Figure 2 illustrates floating structures of different shapes and configurations being coupled together using a plurality of coupling systems 103 in accordance with embodiments of the invention. In particular, the floating structures may comprise, but are not limited to, floating structures in the shape of hexagonal modules 202, circular modules 204, triangular modules 206, and square modules 202 that are all coupled to their respective modules using a plurality of coupling systems 103. Although not shown, one skilled in the art will recognize that coupling systems 103 may be used to couple modules of different shapes and sizes together without departing from this invention, e.g. module 202 may be coupled to module 206 and etc.

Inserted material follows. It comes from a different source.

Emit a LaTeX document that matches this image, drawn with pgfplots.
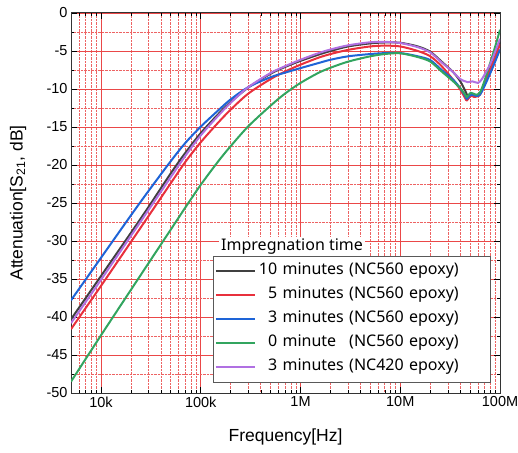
\documentclass[border=0pt]{standalone}
\usepackage{pgfplots}
\pgfplotsset{compat=1.18}
\usepackage{fontspec}
\setmainfont{Liberation Sans}
\newfontfamily\legfont{Noto Sans}
\definecolor{gridred}{RGB}{234,72,72}
\definecolor{cblack}{RGB}{64,64,64}
\definecolor{cred}{RGB}{232,48,60}
\definecolor{cblue}{RGB}{30,100,215}
\definecolor{cgreen}{RGB}{50,165,95}
\definecolor{cpurple}{RGB}{176,112,226}
\begin{document}
\begin{tikzpicture}
\begin{semilogxaxis}[
  name=ax, scale only axis, width=429pt, height=380pt,
  xmin=5000, xmax=1e8, ymin=-50, ymax=0,
  xtick={1e4,1e5,1e6,1e7,1e8}, xticklabels={10k,100k,1M,10M,100M},
  minor xtick={6000,7000,8000,9000,2e4,3e4,4e4,5e4,6e4,7e4,8e4,9e4,2e5,3e5,4e5,5e5,6e5,7e5,8e5,9e5,2e6,3e6,4e6,5e6,6e6,7e6,8e6,9e6,2e7,3e7,4e7,5e7,6e7,7e7,8e7,9e7},
  ytick={-50,-45,-40,-35,-30,-25,-20,-15,-10,-5,0},
  yticklabels={-50,-45,-40,-35,-30,-25,-20,-15,-10,-5,0},
  minor ytick={-47.5,-42.5,-37.5,-32.5,-27.5,-22.5,-17.5,-12.5,-7.5,-2.5},
  grid=both,
  major grid style={gridred, line width=0.7pt},
  minor grid style={gridred!85, densely dotted, line width=0.7pt},
  tick align=inside, major tick length=6pt, minor tick length=3.5pt,
  tick style={black, line width=0.6pt},
  axis line style={black!80, line width=1pt},
  ticklabel style={font=\fontsize{14.5}{17}\selectfont},
  xlabel={Frequency[Hz]},
  ylabel={Attenuation[S\textsubscript{21}, dB]},
  label style={font=\fontsize{17.5}{21}\selectfont},
  xlabel style={at={(rel axis cs:0.5,-0.116)}, anchor=center},
  ylabel style={at={(rel axis cs:-0.1235,0.5)}, anchor=center},
  legend image code/.code={\draw[#1, line width=2pt, sharp plot] (0pt,0pt) -- (39pt,0pt);},
  legend cell align=left,
  legend style={at={(0.977,0.029)}, anchor=south east,
    draw=black!65, fill=white,
    font=\legfont\fontsize{16}{19}\selectfont,
    inner xsep=2pt, inner ysep=3pt,
    nodes={text height=13pt, text depth=5pt, inner ysep=3pt, inner xsep=3pt},
    /tikz/every even column/.append style={text width=226pt}},
]
\addplot[cblack, line width=2pt, smooth, tension=0.5] coordinates {(5e3,-40.3)(1e4,-34.6)(2e4,-28.9)(3e4,-25.5)(5e4,-21.1)(7e4,-18.4)(1e5,-15.8)(1.5e5,-13.3)(2e5,-11.7)(3e5,-9.8)(5e5,-8.0)(7e5,-7.1)(1e6,-6.3)(1.5e6,-5.5)(2e6,-5.0)(3e6,-4.4)(5e6,-4.0)(7e6,-3.88)(1e7,-3.92)(1.5e7,-4.4)(2e7,-5.1)(2.6e7,-6.4)(3.4e7,-7.8)(4e7,-9.0)(4.5e7,-10.3)(4.75e7,-10.9)(5.1e7,-10.6)(5.5e7,-10.8)(6e7,-10.9)(6.5e7,-10.3)(7e7,-9.2)(8e7,-6.9)(9e7,-5.2)(1e8,-3.8)};
\addlegendentry{10 minutes (NC560 epoxy)}
\addplot[cred, line width=2pt, smooth, tension=0.5] coordinates {(5e3,-41.6)(1e4,-35.9)(2e4,-30.1)(3e4,-26.7)(5e4,-22.4)(7e4,-19.6)(1e5,-17.0)(1.5e5,-14.4)(2e5,-12.7)(3e5,-10.6)(5e5,-8.7)(7e5,-7.7)(1e6,-6.8)(1.5e6,-5.9)(2e6,-5.4)(3e6,-4.85)(5e6,-4.4)(7e6,-4.3)(1e7,-4.4)(1.5e7,-5.0)(2e7,-5.7)(2.6e7,-7.0)(3.4e7,-8.8)(4e7,-10.1)(4.47e7,-11.2)(4.65e7,-11.5)(5.1e7,-10.9)(5.5e7,-11.05)(6.15e7,-10.9)(6.5e7,-10.4)(7e7,-9.4)(8e7,-7.4)(9e7,-5.8)(1e8,-4.1)};
\addlegendentry{\phantom{1}5 minutes (NC560 epoxy)}
\addplot[cblue, line width=2pt, smooth, tension=0.5] coordinates {(5e3,-37.8)(1e4,-32.2)(2e4,-26.6)(3e4,-23.4)(5e4,-19.5)(7e4,-17.1)(1e5,-14.95)(1.5e5,-12.8)(2e5,-11.35)(3e5,-9.75)(5e5,-8.45)(7e5,-7.85)(1e6,-7.25)(1.5e6,-6.6)(2e6,-6.15)(3e6,-5.7)(5e6,-5.4)(7e6,-5.28)(1e7,-5.27)(1.5e7,-5.7)(2e7,-6.2)(2.6e7,-7.5)(3.4e7,-8.8)(4e7,-9.9)(4.47e7,-10.9)(4.65e7,-11.3)(5.1e7,-10.75)(5.75e7,-10.9)(6.3e7,-10.75)(7e7,-9.6)(8e7,-7.9)(9e7,-6.3)(1e8,-4.8)};
\addlegendentry{\phantom{1}3 minutes (NC560 epoxy)}
\addplot[cgreen, line width=2pt, smooth, tension=0.5] coordinates {(5e3,-48.5)(1e4,-42.4)(2e4,-36.4)(3e4,-32.9)(5e4,-28.5)(7e4,-25.6)(1e5,-22.6)(1.5e5,-19.5)(2e5,-17.5)(3e5,-14.9)(5e5,-12.2)(7e5,-10.6)(1e6,-9.2)(1.5e6,-7.9)(2e6,-7.2)(3e6,-6.4)(5e6,-5.7)(7e6,-5.4)(1e7,-5.3)(1.5e7,-5.8)(2e7,-6.4)(2.6e7,-7.7)(3.4e7,-9.0)(4e7,-9.9)(4.47e7,-10.75)(4.65e7,-11.05)(5.1e7,-10.5)(5.75e7,-10.75)(6.3e7,-10.45)(7e7,-8.9)(8e7,-6.5)(9e7,-4.3)(1e8,-2.2)};
\addlegendentry{\phantom{1}0 minute\phantom{s} (NC560 epoxy)}
\addplot[cpurple, line width=2pt, smooth, tension=0.5] coordinates {(5e3,-40.8)(1e4,-35.1)(2e4,-29.3)(3e4,-25.9)(5e4,-21.6)(7e4,-18.8)(1e5,-16.1)(1.5e5,-13.5)(2e5,-11.8)(3e5,-9.75)(5e5,-7.9)(7e5,-7.0)(1e6,-6.15)(1.5e6,-5.3)(2e6,-4.8)(3e6,-4.25)(5e6,-3.85)(7e6,-3.8)(1e7,-3.95)(1.5e7,-4.5)(2e7,-5.2)(2.6e7,-6.5)(3.4e7,-7.8)(4e7,-8.7)(4.5e7,-9.0)(4.75e7,-9.1)(5.3e7,-9.0)(6e7,-9.2)(6.5e7,-8.8)(7e7,-8.1)(8e7,-6.7)(9e7,-5.0)(1e8,-3.4)};
\addlegendentry{\phantom{1}3 minutes (NC420 epoxy)}
\node[fill=white, inner sep=2pt, anchor=south west, font=\legfont\fontsize{16}{19}\selectfont] at (rel axis cs:0.345,0.358) {Impregnation time};
\end{semilogxaxis}
\pgfresetboundingbox
\path ([xshift=-71pt,yshift=-59pt]ax.south west) rectangle ([xshift=18pt,yshift=13pt]ax.north east);
\end{tikzpicture}
\end{document}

Figure 3 illustrates a perspective view of the fastener and pivot hinge device whereby device 102 is illustrated as the assembled device while the other parts are shown as an exploded view of device 102 in accordance with embodiments of the invention. In particular, fastener and pivot hinge device 102 comprises fastener plate 302, fastener 303, clevis 304, pin 308 and resilient members 306. Fastener 303 is secured to clevis 304 using pin 308 which passes through both pin-holes 307 and 305, thereby securing fastener 303 to clevis 304. Resilient members 306 are then provided between clevis 304 and fastener plate 302 to absorb movements that occur at device 102. One skilled in the art will recognize that although four resilient members 306 are shown in Figure 3, any number of resilient members may be used without departing from the invention, as long as at least two resilient members are utilized to spread the twisting forces evenly across device 102. In embodiments of the invention, resilient member 306 may comprise, but are not limited to, metal springs or elastic springs made from various materials having high stiffness values.

When secured as such, clevis 304 is movable along planes that are normal to longitudinal axis 350 of fastener 303. In other words, clevis 304 is able to rotate/pivot around pin 308, along a plane that is normal to longitudinal axis 350 of fastener 303, while being restrained by resilient members 306. In other embodiments of the invention, pin-hole 307 may be elongated (not shown) along the longitudinal axis 350 of fastener 303, thereby allowing clevis 304 to move along the longitudinal axis 350 of fastener 303. In this embodiment, not only is clevis 304 movable along planes that are normal to longitudinal axis 350, clevis 304 is also movable along the longitudinal axis 350 - subject to the restraining force of resilient members 306.

Figure 4 illustrates a side view of the fastener and pivot hinge device. As illustrated, it can be seen that fastener and pivot hinge device 102 comprises fastener plate 302 which is secured in a rotatable manner to clevis 304 using pin 308. Resilient members 306 are then provided on protrusions at fastener 302 and clevis 304 accordingly whereby these protrusions hold resilient members 306 securely in place such that any twisting or compressing forces may be transferred from device 102 to resilient members 306.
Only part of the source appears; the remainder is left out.